For a while, this engine was unique. I mean that in it's literal sense, not just unusual. I know of a couple of other similar (but better) examples, built by my good friend, David (aka Stilldrillin'). David has also made a 4 cylinder version. If anybody knows of other examples I would be interested in hearing about them.
(See here for how it came about.) It was derived from a pair of SE3's (see here for a similar model) and all parts (apart from a few trivial bits like screws etc) are Mamod. The boiler is a standard SE3 boiler of unknown vintage (probably 1960's) but with the throttle removed and the whistle replaced by a pressure gauge. The latter came from a modern Mamod engine.
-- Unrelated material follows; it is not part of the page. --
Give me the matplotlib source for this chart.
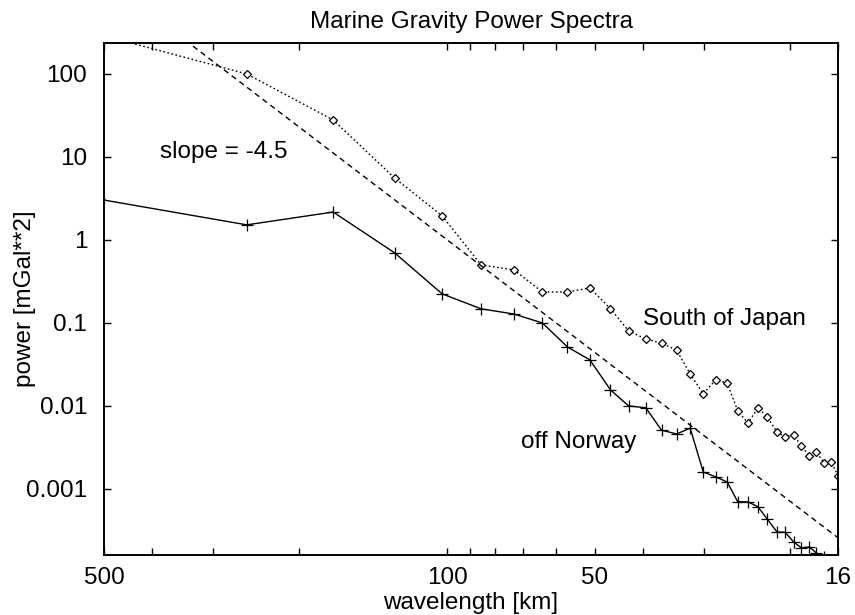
import matplotlib
matplotlib.use('Agg')
import matplotlib.pyplot as plt
from matplotlib.ticker import FixedLocator, NullLocator, NullFormatter

plt.rcParams['font.family'] = ['Liberation Sans', 'DejaVu Sans']
FS = 17.5

# wavelengths of the spectral estimates (km)
wavelength = [512, 256, 170.7, 128, 102.4, 85.3, 73.1, 64, 56.9, 51.2, 46.5,
              42.7, 39.4, 36.6, 34.1, 32, 30.1, 28.4, 26.9, 25.6, 24.4, 23.3,
              22.3, 21.3, 20.5, 19.7, 19.0, 18.3, 17.7, 17.1, 16.5, 16]

# South of Japan power (mGal**2)
japan_power = [300, 100, 27.9, 5.58, 1.95, 0.50, 0.435, 0.236, 0.236, 0.264,
               0.148, 0.080, 0.064, 0.057, 0.047, 0.0243, 0.0140, 0.0206,
               0.0189, 0.0087, 0.0062, 0.0095, 0.0074, 0.00486, 0.00424,
               0.00448, 0.0033, 0.0025, 0.0028, 0.00206, 0.0021, 0.00144]

# off Norway power (mGal**2), last points run below the frame
norway_wl = wavelength[:30]
norway_power = [3.1, 1.52, 2.17, 0.70, 0.224, 0.148, 0.128, 0.100, 0.0514,
                0.0358, 0.0156, 0.0100, 0.0095, 0.0051, 0.0046, 0.0054,
                0.0016, 0.0014, 0.00121, 0.00070, 0.00070, 0.00061, 0.000435,
                0.000303, 0.000300, 0.00023, 0.000195, 0.000200, 0.000169,
                0.000150]

# reference line with slope -4.5
slope_wl = [512, 16]
slope_power = [1580, 2.58e-4]

x_major = [500, 100, 50, 16]
x_minor = [400, 300, 200, 90, 80, 70, 60, 40, 30, 20]
y_ticks = [100, 10, 1, 0.1, 0.01, 0.001]
y_labels = ['100', '10', '1', '0.1', '0.01', '0.001']

fig = plt.figure(figsize=(8.55, 6.15), dpi=100)
ax = fig.add_axes([104 / 855, 1 - 555 / 615, 734 / 855, 512 / 615])

ax.plot(wavelength, japan_power, color='black', lw=1.0, linestyle=(0, (1.2, 1.8)),
        marker='D', markersize=4.5, markerfacecolor='white', markeredgewidth=0.9)
ax.plot(norway_wl, norway_power, color='black', lw=1.0, marker='+',
        markersize=8, markeredgewidth=0.9)
ax.plot(slope_wl, slope_power, color='black', lw=1.0, linestyle=(0, (4, 3)))

ax.set_xscale('log')
ax.set_yscale('log')
ax.set_xlim(500, 16)
ax.set_ylim(1.6e-4, 236)

ax.xaxis.set_major_locator(FixedLocator(x_major))
ax.xaxis.set_minor_locator(FixedLocator(x_minor))
ax.set_xticklabels([str(v) for v in x_major])
ax.xaxis.set_minor_formatter(NullFormatter())
ax.yaxis.set_major_locator(FixedLocator(y_ticks))
ax.yaxis.set_minor_locator(NullLocator())
ax.set_yticklabels(y_labels)

ax.tick_params(which='both', direction='in', top=True, right=True,
               length=5, width=1.0, labelsize=FS)
ax.tick_params(axis='x', which='both', pad=9)
ax.tick_params(axis='y', which='both', pad=12)
for s in ax.spines.values():
    s.set_linewidth(1.4)

ax.text(384, 9.7, 'slope = -4.5', fontsize=FS, ha='left', va='baseline')
ax.text(39.9, 0.0946, 'South of Japan', fontsize=FS, ha='left', va='baseline')
ax.text(70.8, 0.00312, 'off Norway', fontsize=FS, ha='left', va='baseline')

ax.set_title('Marine Gravity Power Spectra', fontsize=FS, pad=11)
ax.set_xlabel('wavelength [km]', fontsize=FS, labelpad=2)
ax.set_ylabel('power [mGal**2]', fontsize=FS)
ax.yaxis.set_label_coords(-0.092, 0.5)

fig.savefig('out.png', dpi=100)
The boiler's dimensions are 2" diam. x 6" long. Steam feed from the top of the boiler is taken down under the boiler and over the burner, to give a modicum of superheat before the long run to the cylinders. Two of the cylinders are from one vintage and the third from a different vintage, although all from SE3's. Their dimensions are 5/16" diam. x 3/8" stroke.
After having solved a few teething troubles, this engine steams and runs reasonably well. It exhibits all the attributes one would expect from such an engine, e.g. good torque and smooth running right down to quite low speeds (for its size). I'm glad I took the trouble to perform this experiment. Maybe the powers-that-be at Mamod, if they read this, might just take the hint.
In one of the photos on the left it can be compared with an example of the SE3 it was derived from.
Due to the extra length of steam pipe, it was sometimes prone to problems caused by water in the cylinders, especially the one furthest from the boiler. In order to reduce this, I have lagged the steam feed pipes with string, as can be seen in the last photo.